Directive » In the listing below, locate the lines that hold the string "with". Copy those lines.

Working data »
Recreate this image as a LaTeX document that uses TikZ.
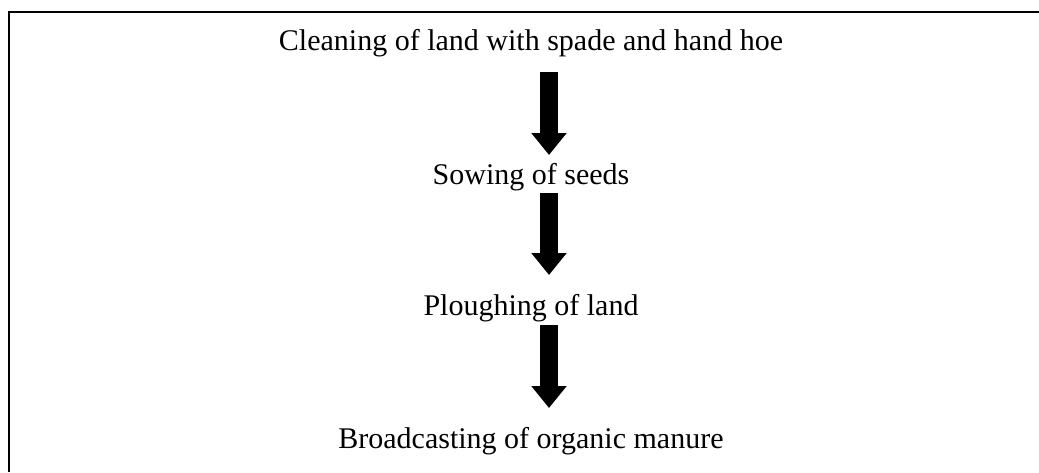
\documentclass[tikz,border=0pt]{standalone}
\usepackage{fontspec}
\setmainfont{Liberation Serif}
\usetikzlibrary{arrows.meta}
\begin{document}
\begin{tikzpicture}[x=1pt,y=-1pt,
  steptext/.style={anchor=base, inner sep=0pt, font=\fontsize{30}{36}\selectfont},
  bigarrow/.style={line width=18pt, -{Triangle[width=34pt,length=22pt]}}]
\useasboundingbox (0,0) rectangle (1039,472);
\fill[white] (0,0) rectangle (1039,472);
\draw[line width=2pt] (9,472) -- (9,12) -- (1039,12);
\node[steptext] (s1) at (531,50) {Cleaning of land with spade and hand hoe};
\node[steptext] (s2) at (531,184) {Sowing of seeds};
\node[steptext] (s3) at (531,315) {Ploughing of land};
\node[steptext] (s4) at (531,448) {Broadcasting of organic manure};
\coordinate (a1s) at (549,72);  \coordinate (a1e) at (549,155);
\coordinate (a2s) at (549,193); \coordinate (a2e) at (549,275);
\coordinate (a3s) at (549,325); \coordinate (a3e) at (549,408);
\draw[bigarrow] (a1s) -- (a1e);
\draw[bigarrow] (a2s) -- (a2e);
\draw[bigarrow] (a3s) -- (a3e);
\end{tikzpicture}
\end{document}
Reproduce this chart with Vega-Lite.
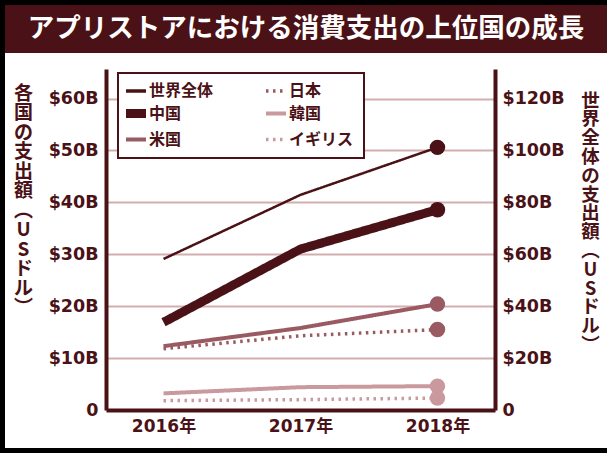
{
  "$schema": "https://vega.github.io/schema/vega-lite/v6.json",
  "background": "white",
  "padding": 0,
  "autosize": {"type": "pad"},
  "config": {
    "view": {"stroke": null},
    "font": "Noto Sans CJK JP"
  },
  "spacing": 0,
  "hconcat": [
    {"width": 5, "height": 453, "view": {"fill": "black", "stroke": null}, "data": {"values": []}, "mark": "point"},
    {
      "spacing": 0,
      "vconcat": [
        {"width": 602, "height": 5, "view": {"fill": "black", "stroke": null}, "data": {"values": []}, "mark": "point"},
        {
          "width": 602, "height": 48,
          "view": {"fill": "#4a1216", "stroke": null},
          "data": {"values": [{"t": "アプリストアにおける消費支出の上位国の成長"}]},
          "mark": {"type": "text", "font": "Noto Sans CJK JP", "fontSize": 26.5, "fontWeight": "bold", "color": "white", "align": "center", "baseline": "middle"},
          "encoding": {"text": {"field": "t", "type": "nominal"}}
        },
        {"width": 602, "height": 16, "data": {"values": []}, "mark": "point"},
        {
          "spacing": 0,
          "bounds": "flush",
          "hconcat": [
            {"width": 101, "height": 379, "data": {"values": []}, "mark": "point"},
            {
              "width": 389, "height": 341,
              "data": {"values": [
                {"country": "世界全体", "year": "2016", "spend": 58.2},
                {"country": "世界全体", "year": "2017", "spend": 82.9},
                {"country": "世界全体", "year": "2018", "spend": 101.2},
                {"country": "中国", "year": "2016", "spend": 16.9},
                {"country": "中国", "year": "2017", "spend": 31.0},
                {"country": "中国", "year": "2018", "spend": 38.6},
                {"country": "米国", "year": "2016", "spend": 12.3},
                {"country": "米国", "year": "2017", "spend": 15.8},
                {"country": "米国", "year": "2018", "spend": 20.4},
                {"country": "日本", "year": "2016", "spend": 11.8},
                {"country": "日本", "year": "2017", "spend": 14.3},
                {"country": "日本", "year": "2018", "spend": 15.5},
                {"country": "韓国", "year": "2016", "spend": 3.2},
                {"country": "韓国", "year": "2017", "spend": 4.4},
                {"country": "韓国", "year": "2018", "spend": 4.6},
                {"country": "イギリス", "year": "2016", "spend": 1.8},
                {"country": "イギリス", "year": "2017", "spend": 2.0},
                {"country": "イギリス", "year": "2018", "spend": 2.3}
              ]},
              "layer": [
                {
                  "transform": [{"filter": "datum.country !== '世界全体'"}],
                  "encoding": {
                    "x": {"field": "year", "type": "ordinal", "scale": {"type": "point", "padding": 0.42},
                      "axis": {"title": null, "labelExpr": "datum.label + '年'", "labelAngle": 0, "ticks": false, "domainColor": "#4a1216", "domainWidth": 4, "labelFont": "DejaVu Sans, Noto Sans CJK JP", "labelFontSize": 17, "labelFontWeight": "bold", "labelColor": "#4a1216", "labelPadding": 8, "grid": false}},
                    "y": {"field": "spend", "type": "quantitative", "scale": {"domain": [0, 65.7], "nice": false, "zero": true},
                      "axis": {"orient": "left", "values": [0, 10, 20, 30, 40, 50, 60], "labelExpr": "datum.value == 0 ? '0' : '$' + datum.value + 'B'", "ticks": false, "grid": true, "gridColor": "#d4aeae", "gridWidth": 2, "domainColor": "#4a1216", "domainWidth": 4, "labelFont": "DejaVu Sans", "labelFontSize": 17.5, "labelFontWeight": "bold", "labelColor": "#4a1216", "labelPadding": 8,
                        "title": ["各", "国", "の", "支", "出", "額", "︵", "U", "S", "ド", "ル", "︶"],
                        "titleAngle": 0, "titleX": -83, "titleY": 15, "titleAlign": "center", "titleBaseline": "top", "titleFont": "Noto Sans CJK JP", "titleFontSize": 19, "titleFontWeight": "bold", "titleColor": "#4a1216", "titleLineHeight": 19.5}}
                  },
                  "layer": [
                    {
                      "mark": {"type": "line"},
                      "encoding": {
                        "color": {"field": "country", "type": "nominal",
                          "scale": {"domain": ["世界全体", "中国", "米国", "日本", "韓国", "イギリス"], "range": ["#4a1216", "#4a1216", "#9a5a61", "#9a5a61", "#c9999e", "#c9999e"]},
                          "legend": {"title": null, "orient": "none", "legendX": 118, "legendY": 73, "columns": 2, "columnPadding": 44, "rowPadding": -3.5, "padding": 10, "symbolType": "stroke", "symbolSize": 400, "labelOffset": 5, "labelFont": "Noto Sans CJK JP", "labelFontSize": 16, "labelFontWeight": "bold", "labelColor": "#4a1216", "strokeColor": "#4a1216", "fillColor": "white",
                            "encode": {"legend": {"update": {"strokeWidth": {"value": 2}}}, "symbols": {"update": {"strokeWidth": {"signal": "datum.value === '中国' ? 9 : (datum.value === '米国' || datum.value === '韓国') ? 4 : 3.5"}}}}}},
                        "strokeWidth": {"field": "country", "type": "nominal",
                          "scale": {"type": "ordinal", "domain": ["世界全体", "中国", "米国", "日本", "韓国", "イギリス"], "range": [3.5, 9, 4, 3.5, 4, 3.5]}},
                        "strokeDash": {"field": "country", "type": "nominal",
                          "scale": {"domain": ["世界全体", "中国", "米国", "日本", "韓国", "イギリス"], "range": [[1, 0], [1, 0], [1, 0], [2.5, 4.5], [1, 0], [2.5, 4.5]]}}
                      }
                    },
                    {
                      "transform": [{"filter": "datum.year === '2018'"}],
                      "mark": {"type": "circle", "size": 240, "opacity": 1},
                      "encoding": {"color": {"field": "country", "type": "nominal", "legend": null}}
                    }
                  ]
                },
                {
                  "transform": [{"filter": "datum.country === '世界全体'"}],
                  "encoding": {
                    "x": {"field": "year", "type": "ordinal", "scale": {"type": "point", "padding": 0.42}},
                    "y": {"field": "spend", "type": "quantitative", "scale": {"domain": [0, 131.4], "nice": false, "zero": true},
                      "axis": {"orient": "right", "values": [0, 20, 40, 60, 80, 100, 120], "labelExpr": "datum.value == 0 ? '0' : '$' + datum.value + 'B'", "ticks": false, "grid": false, "domainColor": "#4a1216", "domainWidth": 4, "labelFont": "DejaVu Sans", "labelFontSize": 17.5, "labelFontWeight": "bold", "labelColor": "#4a1216", "labelPadding": 7,
                        "title": ["世", "界", "全", "体", "の", "支", "出", "額", "︵", "U", "S", "ド", "ル", "︶"],
                        "titleAngle": 0, "titleX": 95, "titleY": 22, "titleAlign": "center", "titleBaseline": "top", "titleFont": "Noto Sans CJK JP", "titleFontSize": 18.5, "titleFontWeight": "bold", "titleColor": "#4a1216", "titleLineHeight": 18.8}}
                  },
                  "layer": [
                    {
                      "mark": {"type": "line"},
                      "encoding": {
                        "color": {"field": "country", "type": "nominal"},
                        "strokeWidth": {"field": "country", "type": "nominal"},
                        "strokeDash": {"field": "country", "type": "nominal"}
                      }
                    },
                    {
                      "transform": [{"filter": "datum.year === '2018'"}],
                      "mark": {"type": "circle", "size": 240, "opacity": 1},
                      "encoding": {"color": {"field": "country", "type": "nominal", "legend": null}}
                    }
                  ]
                }
              ],
              "resolve": {"scale": {"y": "independent"}, "axis": {"y": "independent"}}
            },
            {"width": 112, "height": 379, "data": {"values": []}, "mark": "point"}
          ]
        },
        {"width": 602, "height": 5, "view": {"fill": "black", "stroke": null}, "data": {"values": []}, "mark": "point"}
      ]
    },
    {"width": 5, "height": 453, "view": {"fill": "black", "stroke": null}, "data": {"values": []}, "mark": "point"}
  ]
}
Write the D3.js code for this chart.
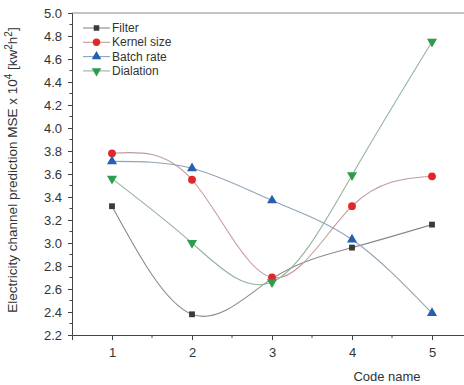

Full solution »
\node[steptext] (s1) at (531,50) {Cleaning of land with spade and hand hoe};
Reproduce this chart with Vega-Lite.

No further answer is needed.